Computational investigation of the temperature influence on the cleavage of a graphite surface

TL;DR

This study uses molecular dynamics to explore how temperature affects graphite exfoliation, revealing that electronic effects influence cleavage behavior at low temperatures.

Contribution

It introduces a comparative analysis of Lennard-Jones and registry-dependent potentials, highlighting the role of electronic delocalization in graphite exfoliation.

Findings

Complete exfoliation occurs across all temperatures with Lennard-Jones potential.

Exfoliation depends on temperature when using registry-dependent potential.

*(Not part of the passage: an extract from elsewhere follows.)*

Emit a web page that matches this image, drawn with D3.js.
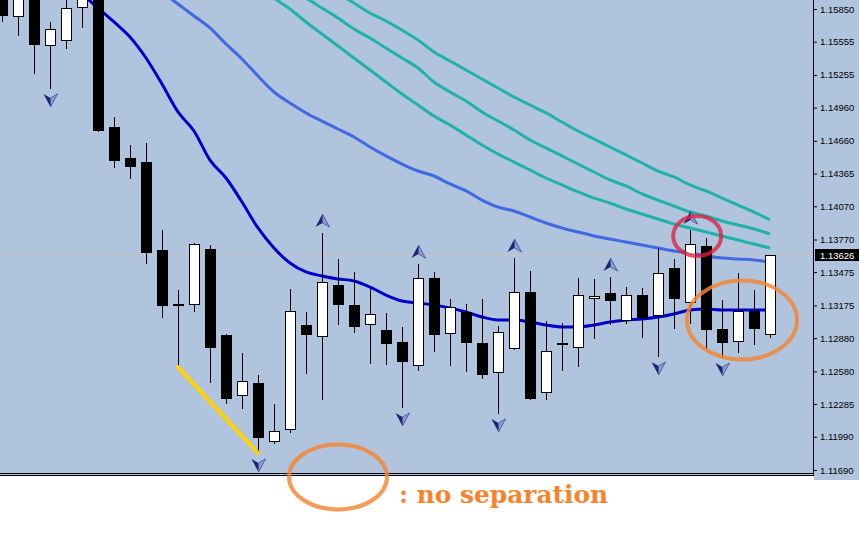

Pi orbital overlap significantly influences graphite cleavage.

Abstract

Mechanical exfoliation of a graphite surface with an adhesive nanoasperity is studied under different temperatures ranging from 298 K to 2 K using classical molecular dynamics. Two types of the interlayer interaction are investigated. For a pairwise Lennard-Jones potential the complete removal of the upper graphene layer during the retraction of the nanoasperity occurs in the whole range of the temperatures considered. The results obtained using registry dependent potential, which takes into account electronic delocalization contribution besides the van der Waals one, exhibit more pronounced temperature dependence. In this case the exfoliation takes place for temperatures higher than 16 K, but beginning from 8 K down to 2 K the system behavior manifests qualitative changes with the absence of cleavage of the sample. Analytical estimates combined with the results of the simulations reveal that the contribution of the overlap of pi orbitals of carbon atoms plays an important role in the exfoliation of graphite.